Korkunun Ecele Faydası...

07 Ekim 2015 Çarşamba

Türkiye maceranın neresinde? Nereden bakarsanız bakın tam ortasında. Heyecanlı mı; heyecanlı, tehlikeli mi; tehlikeli. Uluslararası ilişkilerde kimin neyi, niçin yaptığı, neyi hedeflediği belli mi; üç aşağı beş yukarı belli. Risklerle kazançlar, efeliklerle ciddiyet birbirine karışıyor mu; karışıyor. Ekonomik çıkarlarla siyaset oyunları, doğalgaz anlaşmaları ile havada “it dalaşları” uyuşuyor mu; eğer siyaset bir bilek bükme oyunu ise neden uyuşmasın?

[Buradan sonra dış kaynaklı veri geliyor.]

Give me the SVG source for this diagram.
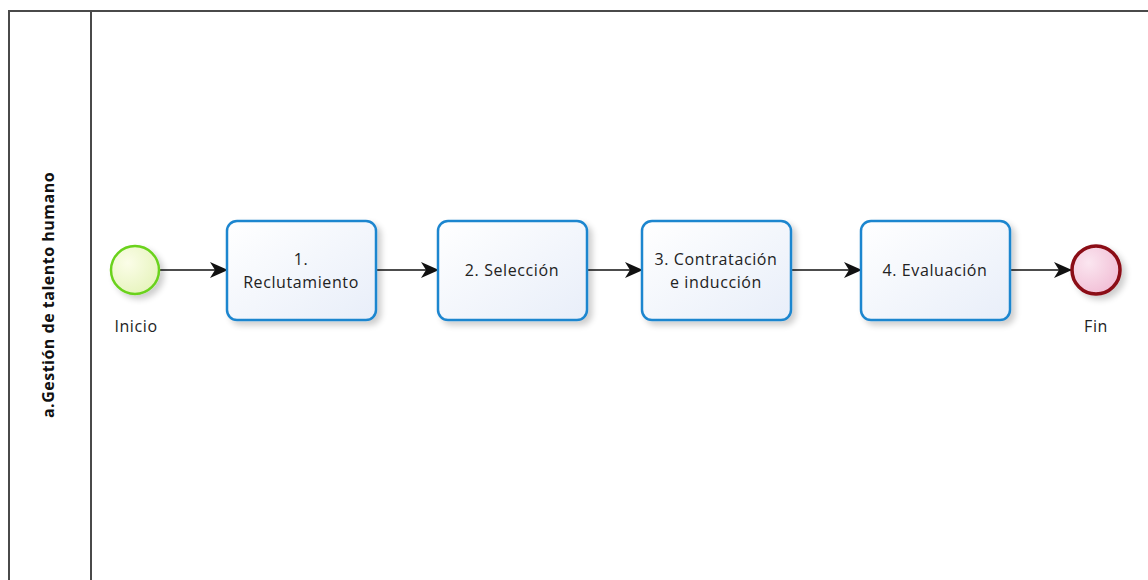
<svg xmlns="http://www.w3.org/2000/svg" width="1148" height="580" viewBox="0 0 1148 580">
<style>
.lane{fill:none;stroke:#4a4a4a;stroke-width:2}
.task{fill:url(#tg);stroke:#1f86cf;stroke-width:2.5}
.lbl{font-family:"Open Sans","DejaVu Sans",sans-serif;font-size:16px;letter-spacing:0.6px;fill:#222;text-anchor:middle}
.conn{stroke:#111;stroke-width:1.6;fill:none;marker-end:url(#ah)}
</style>
<defs>
<linearGradient id="tg" x1="0" y1="0" x2="1" y2="1"><stop offset="0" stop-color="#ffffff"/><stop offset="1" stop-color="#e8eef9"/></linearGradient>
<radialGradient id="sg" cx="0.35" cy="0.35" r="0.8"><stop offset="0" stop-color="#fbfde8"/><stop offset="1" stop-color="#e4f3b8"/></radialGradient>
<radialGradient id="eg" cx="0.35" cy="0.35" r="0.8"><stop offset="0" stop-color="#fbe6f0"/><stop offset="1" stop-color="#f0b9d2"/></radialGradient>
<filter id="sh" x="-20%" y="-20%" width="150%" height="150%"><feGaussianBlur in="SourceAlpha" stdDeviation="3"/><feOffset dx="4" dy="4"/><feComponentTransfer><feFuncA type="linear" slope="0.2"/></feComponentTransfer><feMerge><feMergeNode/><feMergeNode in="SourceGraphic"/></feMerge></filter>
<marker id="ah" viewBox="0 0 18 16" refX="17" refY="8" markerWidth="18" markerHeight="16" markerUnits="userSpaceOnUse" orient="auto"><path d="M0,0 L18,8 L0,16 L5,8 Z" fill="#111"/></marker>
</defs>
<g id="pool">
<rect class="lane" x="9" y="11" width="1150" height="580"/>
<line class="lane" x1="91" y1="11" x2="91" y2="580"/>
<text x="50" y="295" transform="rotate(-90 50 295)" font-family="'Open Sans','DejaVu Sans',sans-serif" font-size="16" letter-spacing="0.5" font-weight="bold" fill="#111" text-anchor="middle" dominant-baseline="middle">a.Gestión de talento humano</text>
</g>
<g id="connectors">
<line class="conn" x1="160" y1="270" x2="227" y2="270"/>
<line class="conn" x1="376" y1="270" x2="438" y2="270"/>
<line class="conn" x1="587" y1="270" x2="642" y2="270"/>
<line class="conn" x1="791" y1="270" x2="861" y2="270"/>
<line class="conn" x1="1010" y1="270" x2="1071" y2="270"/>
</g>
<g id="start">
<circle cx="135" cy="270" r="24" fill="url(#sg)" stroke="#6ad21c" stroke-width="2.5" filter="url(#sh)"/>
<text class="lbl" x="136" y="332">Inicio</text>
</g>
<g id="task1">
<rect class="task" x="227" y="221" width="149" height="99" rx="10" filter="url(#sh)"/>
<text class="lbl" x="301" y="265">1.</text>
<text class="lbl" x="301" y="288">Reclutamiento</text>
</g>
<g id="task2">
<rect class="task" x="438" y="221" width="149" height="99" rx="10" filter="url(#sh)"/>
<text class="lbl" x="512" y="276">2. Selección</text>
</g>
<g id="task3">
<rect class="task" x="642" y="221" width="149" height="99" rx="10" filter="url(#sh)"/>
<text class="lbl" x="716" y="265">3. Contratación</text>
<text class="lbl" x="716" y="288">e inducción</text>
</g>
<g id="task4">
<rect class="task" x="861" y="221" width="149" height="99" rx="10" filter="url(#sh)"/>
<text class="lbl" x="935" y="276">4. Evaluación</text>
</g>
<g id="end">
<circle cx="1096" cy="270" r="24" fill="url(#eg)" stroke="#8b0a14" stroke-width="3.5" filter="url(#sh)"/>
<text class="lbl" x="1096" y="332">Fin</text>
</g>
</svg>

Peki, bu durumda kendini dev aynasında görme psikolojisinden kurtulamamış, ekonomisi küçük, politikası belirsiz, iktidardan düşmüş iktidarların yönettiği ülkelerin hali nice olur?

***

Bir soru daha; bütün bu olup bitenlerden halkın haberi ve dahi “dahli” var mıdır? “Var” diyen ya her şeyden habersiz seyirci ya da büyük oyunun bilinçli parçasıdır. Devletler hiçbir zaman halkın fikrini sormazlar; mümkünse milliyetçiliğin, şovenizmin rüzgârıyla zoraki bir “rızanın” peşine düşerler. Bu, ABD’de “biz büyük devletiz”, Rusya’da “bizi öldü mü sandınız” söylemi ve eylemiyle kendini gösterir. Siz “aman angajman kurallarımıza bir şey olmasın” diye “masa altı diplomasisi” yapmayı planlarken onlar yukarıda işi pekâlâ pişirebilirler.

***

Avrupa’ya gelince; Avrupa Birliği’nin irili ufaklı devletlerinde uluslararası siyasetin anlamı, kafa karışıklığıyla karışık, ABD’den kopmama, Rusya’yla dalaşmama halidir. Ellerinde az koz, çok dert vardır, ne yapacaklarını bilemezler. Örneğin mülteci kapıya dayandığında, “eğitimlisi gelsin, ötekiler için de para verelim” derler. İnsan hakları savunuculuğunu kimselere bırakmama konusu ise başlıca ilgi alanlarıdır; o alan boştur, onlara bırakılmıştır, severek, sevindirerek, “sevindirik olarak” dolaşırlar o boş alanda.

***

Ve bütün bunlar devletler arasındaki ilişkilerdir; sonuçları kanlıdır. Halklar devletlerin bu işlerine, eylemlerine itiraz edebilseler dünya bir başka türlü dönecek, “iklim değişecek, Akdeniz olabilecektir.” Ne yazık ki devlet hakkındaki bilgimiz bilincimiz, kitaplar sayfa sayfa yazmış olsa da kuvveden fiile çıkmaz, çıkamaz. Çünkü devlet, “her derde deva” bir yazarımızın dediği gibi “korkutur.” Her ne kadar o yazar bir gün korkup, ertesi gün değerli bir emeritus Prof’un, “korkacak ne var, başa gelecek gelmiş zaten” mealindeki sözlerinden cesaret bularak başını sütunundan uzatsa da devletin korkuyla eşitliği bozulmaz.

***

Zaten bu nedenle kitaplarda devletin el, yani sınıf değiştirmesinden söz edilir. Ondan asıl kurtuluşun ise zamanın dişlileri arasında, halkın, halkların, sınıfların kendilerini “inkâr” koşullarınının oluşması halinde sönüp gitmesiyle olacağı yazılıdır. Peki, o uzayda uzadıkça uzayan zaman içinde biz hangi vakitleri değerlendirecek de korkunun üstesinden geleceğiz. Zamanla vakit arasındaki diyalektiğe işaret eden filozoflar, vaktin değerlendirilmesi gerektiğini, zaman içinde anlamlı değişikliklerin ancak öyle gerçekleşebileceğini söylerler.

***

İki cümle daha aktarayım da bitireyim artık yazıyı: Birincisi; “gerçeğin rastlantılar içinde vücut bulacağını” söyler. İkincisi pek sevdiğim bir türküdendir; “ölümden korkup da gününü sayan ölür gider yâr koynuna giremez.”